Speaking to an audience in a language that is not your first is one of the most demanding things a speaker can do. You are managing content, delivery, nerves, and audience engagement, all while processing language in real time. Even experienced speakers find that their natural confidence disappears the moment they switch languages.
AI cannot make you fluent in a language you do not speak. But it can remove significant friction from the preparation process when you need to present in another language, adapt a talk for a multilingual audience, or ensure your message translates without losing its impact.
Why Direct Translation Kills the Impact of a Good Speech
The first instinct when preparing a talk in another language is to write it in your native language and then translate it. This approach fails almost every time. Direct translation preserves words but loses rhythm, cultural nuance, and the natural flow that makes spoken language feel effortless.
A sentence that works beautifully in English might be clumsy in French. A metaphor that resonates with a British audience might mean nothing in Japan. Humour that lands in one culture can offend in another.
AI helps here not by translating your talk word for word, but by adapting your message for the target language and culture from the start.
How to Use AI to Adapt Your Core Message Across Languages
Start with your core message in your strongest language. Make sure it is clear, specific, and free of idiom. Then ask AI to help you express the same idea in the target language in a way that sounds natural to a native speaker, not in a way that reads as a translation.
The prompt matters enormously here. "Translate this into Spanish" gives you a literal translation. "How would a native Spanish speaker express this idea naturally in a professional presentation context?" gives you something you can actually deliver.
Ask for multiple options and note which version feels most natural in your mouth when you say it out loud. Written translations and spoken translations are different things, and what reads well on screen may trip you up on stage.
How AI Helps You Navigate Cultural Context in International Presentations
Language is only part of the challenge. Cultural expectations around communication style vary enormously and can make or break a presentation regardless of how well you speak the language.
Some cultures expect speakers to establish credibility before making their point. Others want the conclusion first. Some value directness. Others find it abrasive. The pace, formality, use of humour, and expected audience interaction all shift depending on where and to whom you are speaking.
AI can help you research these expectations before your talk. Ask: "I am presenting to [audience description] in [country/region]. What cultural communication norms should I be aware of? How should I adjust my opening, my level of directness, and my use of stories or humour?"
This is not about becoming an expert in another culture overnight. It is about showing enough awareness that your audience feels respected and your message lands the way you intend.
For a complete overview of how AI supports every stage of public speaking preparation, the Ultimate Guide to Using AI for Public Speaking covers the full picture.
How to Rehearse Delivery in a Language That Is Not Your First
Rehearsal is even more important when you are presenting in a non-native language. Your pronunciation, pacing, and stress patterns all need practice, and mistakes that would be minor in your first language can significantly reduce clarity in a second.

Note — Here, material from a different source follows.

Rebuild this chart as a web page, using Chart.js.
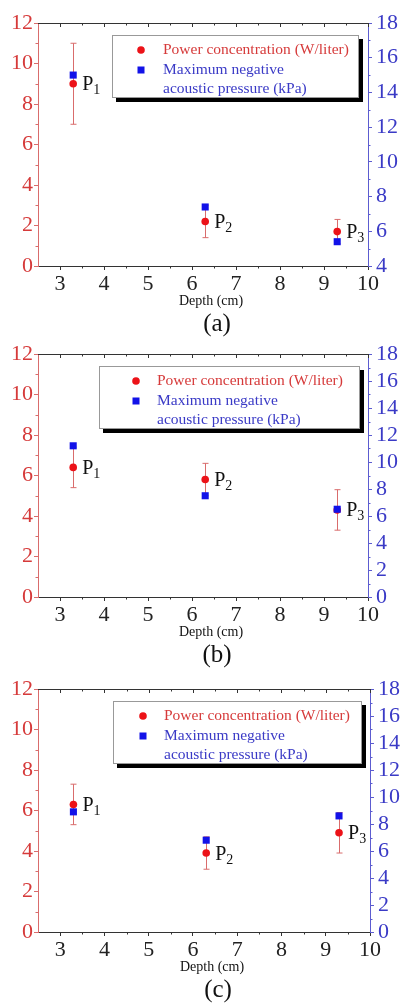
<!DOCTYPE html>
<html>
<head>
<meta charset="utf-8">
<title>Power concentration and acoustic pressure vs depth</title>
<script src="https://cdn.jsdelivr.net/npm/chart.js@4.4.1/dist/chart.umd.min.js"></script>
<style>
  body { margin: 0; background: #fff; }
  #wrap { position: relative; width: 401px; height: 1004px; overflow: hidden; }
  canvas { position: absolute; left: 0; display: block; }
</style>
</head>
<body>
<div id="wrap">
<canvas id="chartA" width="401" height="345" style="top:0px"></canvas>
<canvas id="chartB" width="401" height="345" style="top:331px"></canvas>
<canvas id="chartC" width="401" height="338" style="top:666px"></canvas>
</div>
<script>
// measurement depths (cm) and axis ticks
const depth = [3.3, 6.3, 9.3];
const depthTicks = [3, 4, 5, 6, 7, 8, 9, 10];
const powerTicks = [0, 2, 4, 6, 8, 10, 12];
const pressureTicksA = [4, 6, 8, 10, 12, 14, 16, 18];
const pressureTicks = [0, 2, 4, 6, 8, 10, 12, 14, 16, 18];
const pointNames = ['1', '2', '3'];

// (a)
const powerA = [9.0, 2.2, 1.7];
const powerErrA = [2.0, 0.8, 0.6];
const pressureA = [15.0, 7.4, 5.4];
// (b)
const powerB = [6.4, 5.8, 4.3];
const powerErrB = [1.0, 0.8, 1.0];
const pressureB = [11.2, 7.5, 6.5];
// (c)
const powerC = [6.3, 3.9, 4.9];
const powerErrC = [1.0, 0.8, 1.0];
const pressureC = [8.9, 6.8, 8.6];

const SERIF = "'Liberation Serif', 'Times New Roman', serif";
const RED = '#ec1218';
const BLUE = '#1212e8';
const RED_AXIS = '#d96c6c';
const BLUE_AXIS = '#5c5cd0';
const RED_TEXT = '#d63a3a';
const BLUE_TEXT = '#3a3ac6';
const DARK = '#333';

const TOP_PAD = 23;
const PLOT_H = 243;

Chart.defaults.font.family = SERIF;

function minorTicks(major) {
  const out = [];
  for (let i = 0; i < major.length - 1; i++) out.push((major[i] + major[i + 1]) / 2);
  return out;
}

// axis frame extras, error bars, point names, legend box and captions
const decor = {
  id: 'decor',
  beforeDatasetsDraw(chart) {
    const ctx = chart.ctx;
    const p = chart.options.plugins.decor;
    const meta = chart.getDatasetMeta(1);
    const ys = chart.scales.y;
    ctx.save();
    ctx.strokeStyle = RED_AXIS;
    ctx.lineWidth = 1;
    p.power.forEach((v, i) => {
      const x = Math.round(meta.data[i].x) + 0.5;
      const y1 = ys.getPixelForValue(v + p.err[i]);
      const y2 = ys.getPixelForValue(v - p.err[i]);
      ctx.beginPath();
      ctx.moveTo(x, y1); ctx.lineTo(x, y2);
      ctx.moveTo(x - 3, y1); ctx.lineTo(x + 3, y1);
      ctx.moveTo(x - 3, y2); ctx.lineTo(x + 3, y2);
      ctx.stroke();
    });
    ctx.restore();
  },
  afterDraw(chart) {
    const ctx = chart.ctx;
    const p = chart.options.plugins.decor;
    const a = chart.chartArea;
    const xs = chart.scales.x, ys = chart.scales.y, ys1 = chart.scales.y1;
    ctx.save();
    ctx.lineWidth = 1;

    // top frame with inward ticks, minor ticks on the bottom
    ctx.strokeStyle = DARK;
    ctx.beginPath();
    ctx.moveTo(a.left, a.top + 0.5); ctx.lineTo(a.right, a.top + 0.5);
    depthTicks.forEach(v => {
      const x = Math.round(xs.getPixelForValue(v)) + 0.5;
      ctx.moveTo(x, a.top); ctx.lineTo(x, a.top + 4);
    });
    minorTicks([2].concat(depthTicks)).forEach(v => {
      if (v <= 2.5) return;
      const x = Math.round(xs.getPixelForValue(v)) + 0.5;
      ctx.moveTo(x, a.top); ctx.lineTo(x, a.top + 2.5);
      ctx.moveTo(x, a.bottom); ctx.lineTo(x, a.bottom + 2.5);
    });
    ctx.stroke();

    ctx.strokeStyle = RED_AXIS;
    ctx.beginPath();
    minorTicks(powerTicks).forEach(v => {
      const y = Math.round(ys.getPixelForValue(v)) + 0.5;
      ctx.moveTo(a.left, y); ctx.lineTo(a.left - 2.5, y);
    });
    ctx.stroke();

    ctx.strokeStyle = BLUE_AXIS;
    ctx.beginPath();
    minorTicks(p.rightTicks).forEach(v => {
      const y = Math.round(ys1.getPixelForValue(v)) + 0.5;
      ctx.moveTo(a.right, y); ctx.lineTo(a.right + 2.5, y);
    });
    ctx.stroke();

    // P1..P3 names beside the power points
    const meta = chart.getDatasetMeta(1);
    ctx.fillStyle = '#111';
    ctx.textBaseline = 'alphabetic';
    pointNames.forEach((n, i) => {
      const pt = meta.data[i];
      const x = pt.x + 9, y = pt.y + 6.5;
      ctx.font = '20px ' + SERIF;
      ctx.fillText('P', x, y);
      const w = ctx.measureText('P').width;
      ctx.font = '14px ' + SERIF;
      ctx.fillText(n, x + w, y + 4);
    });

    // legend box with drop shadow
    const L = p.legend;
    const top = a.top + 12;
    const h = 63;
    ctx.fillStyle = '#000';
    ctx.fillRect(L.left + 4, top + 4, L.width, h);
    ctx.fillStyle = '#fff';
    ctx.fillRect(L.left, top, L.width, h);
    ctx.strokeStyle = '#999';
    ctx.strokeRect(L.left + 0.5, top + 0.5, L.width - 1, h - 1);

    ctx.fillStyle = RED;
    ctx.beginPath();
    ctx.arc(L.left + L.marker, top + 15, 3.8, 0, Math.PI * 2);
    ctx.fill();
    ctx.fillStyle = BLUE;
    ctx.fillRect(L.left + L.marker - 3.5, top + 35 - 3.5, 7, 7);

    ctx.font = '15.5px ' + SERIF;
    ctx.textBaseline = 'middle';
    ctx.fillStyle = RED_TEXT;
    ctx.fillText('Power concentration (W/liter)', L.left + L.text, top + 15);
    ctx.fillStyle = BLUE_TEXT;
    ctx.fillText('Maximum negative', L.left + L.text, top + 35);
    ctx.fillText('acoustic pressure (kPa)', L.left + L.text, top + 54);

    // axis caption and panel letter
    const cx = (a.left + a.right) / 2;
    ctx.fillStyle = '#111';
    ctx.textAlign = 'center';
    ctx.font = '14px ' + SERIF;
    ctx.fillText('Depth (cm)', cx + 8, a.bottom + 35);
    ctx.font = '25px ' + SERIF;
    ctx.fillText(p.letter, cx + 14, a.bottom + 58);
    ctx.restore();
  }
};

function makeChart(id, cfg) {
  const canvas = document.getElementById(id);
  const H = canvas.height;
  const tickFont = { family: SERIF, size: 22 };
  return new Chart(canvas, {
    type: 'scatter',
    data: {
      datasets: [
        {
          label: 'Maximum negative acoustic pressure (kPa)',
          data: depth.map((x, i) => ({ x: x, y: cfg.pressure[i] })),
          yAxisID: 'y1',
          pointStyle: 'rect',
          pointRadius: 5,
          pointHoverRadius: 5,
          backgroundColor: BLUE,
          borderColor: BLUE,
          borderWidth: 0,
          order: 0
        },
        {
          label: 'Power concentration (W/liter)',
          data: depth.map((x, i) => ({ x: x, y: cfg.power[i] })),
          yAxisID: 'y',
          pointStyle: 'circle',
          pointRadius: 3.8,
          pointHoverRadius: 3.8,
          backgroundColor: RED,
          borderColor: RED,
          borderWidth: 0,
          order: 1
        }
      ]
    },
    options: {
      responsive: false,
      animation: false,
      devicePixelRatio: 1,
      layout: { padding: { top: TOP_PAD, left: 0, right: 0, bottom: 0 } },
      scales: {
        x: {
          type: 'linear',
          min: 2.5,
          max: 10,
          afterBuildTicks: s => { s.ticks = depthTicks.map(v => ({ value: v })); },
          afterFit: s => { s.height = H - TOP_PAD - PLOT_H; },
          ticks: { color: '#222', padding: 1, autoSkip: false, maxRotation: 0, font: tickFont },
          grid: { display: true, drawOnChartArea: false, drawTicks: true, tickLength: 4, color: DARK },
          border: { display: true, color: DARK, width: 1 }
        },
        y: {
          position: 'left',
          min: 0,
          max: 12,
          afterBuildTicks: s => { s.ticks = powerTicks.map(v => ({ value: v })); },
          afterFit: s => { s.width = 38; },
          ticks: { color: RED_TEXT, padding: 1, autoSkip: false, font: tickFont },
          grid: { display: true, drawOnChartArea: false, drawTicks: true, tickLength: 4, color: RED_AXIS },
          border: { display: true, color: RED_AXIS, width: 1 }
        },
        y1: {
          position: 'right',
          min: cfg.rightTicks[0],
          max: 18,
          afterBuildTicks: s => { s.ticks = cfg.rightTicks.map(v => ({ value: v })); },
          afterFit: s => { s.width = cfg.rightWidth; },
          ticks: { color: BLUE_TEXT, padding: 4, autoSkip: false, font: tickFont },
          grid: { display: true, drawOnChartArea: false, drawTicks: true, tickLength: 4, color: BLUE_AXIS },
          border: { display: true, color: BLUE_AXIS, width: 1 }
        }
      },
      plugins: {
        legend: { display: false },
        tooltip: { enabled: false },
        decor: {
          power: cfg.power,
          err: cfg.err,
          rightTicks: cfg.rightTicks,
          legend: cfg.legend,
          letter: cfg.letter
        }
      }
    },
    plugins: [decor]
  });
}

makeChart('chartA', {
  power: powerA, err: powerErrA, pressure: pressureA,
  rightTicks: pressureTicksA, rightWidth: 33, letter: '(a)',
  legend: { left: 112, width: 247, marker: 29, text: 51 }
});
makeChart('chartB', {
  power: powerB, err: powerErrB, pressure: pressureB,
  rightTicks: pressureTicks, rightWidth: 33, letter: '(b)',
  legend: { left: 99, width: 261, marker: 37, text: 58 }
});
makeChart('chartC', {
  power: powerC, err: powerErrC, pressure: pressureC,
  rightTicks: pressureTicks, rightWidth: 31, letter: '(c)',
  legend: { left: 113, width: 249, marker: 30, text: 51 }
});
</script>
</body>
</html>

Use AI to identify the words and phrases in your talk that are most likely to cause pronunciation difficulties. Ask: "Which words in this text are commonly mispronounced by [your first language] speakers?" Then practise those specific words until they feel comfortable.
You can also ask AI to suggest simpler alternatives for complex vocabulary. In multilingual contexts, simpler language is almost always more effective. A short, clear sentence will always beat a grammatically impressive one that your audience has to decode.
How to Structure a Presentation for a Multilingual Audience
When your audience includes people with varying levels of English, or when you are presenting through an interpreter, structure becomes even more critical.
Short sentences work better than long ones. Simple vocabulary outperforms impressive vocabulary. Pauses between sections give interpreters time to catch up and give non-native listeners time to process.
AI can help you simplify your talk for multilingual audiences. Paste your content and ask: "Rewrite this for an audience where English is a second language. Use shorter sentences, avoid idiom, and replace any culturally specific references with universal ones."
The result is usually a tighter, clearer version of your talk that serves everyone better, including native speakers.
How AI Helps You Prepare Supporting Materials in Multiple Languages
If you are providing handouts, slides, or follow up materials in addition to your talk, AI can help you prepare these in multiple languages efficiently. This is particularly useful for international conferences where attendees may engage with written materials in their preferred language even if the talk is delivered in English.
Use AI to translate key takeaways, slide text, and summary documents. But always have a native speaker review anything that will be distributed, as AI translations, while much better than they were five years ago, still make errors that a native speaker would catch immediately.
What AI Cannot Do for Multilingual Speakers
AI cannot give you the confidence that comes from genuine language proficiency. If you are presenting in a language you barely speak, no amount of AI preparation will replicate the ease that comes from real fluency.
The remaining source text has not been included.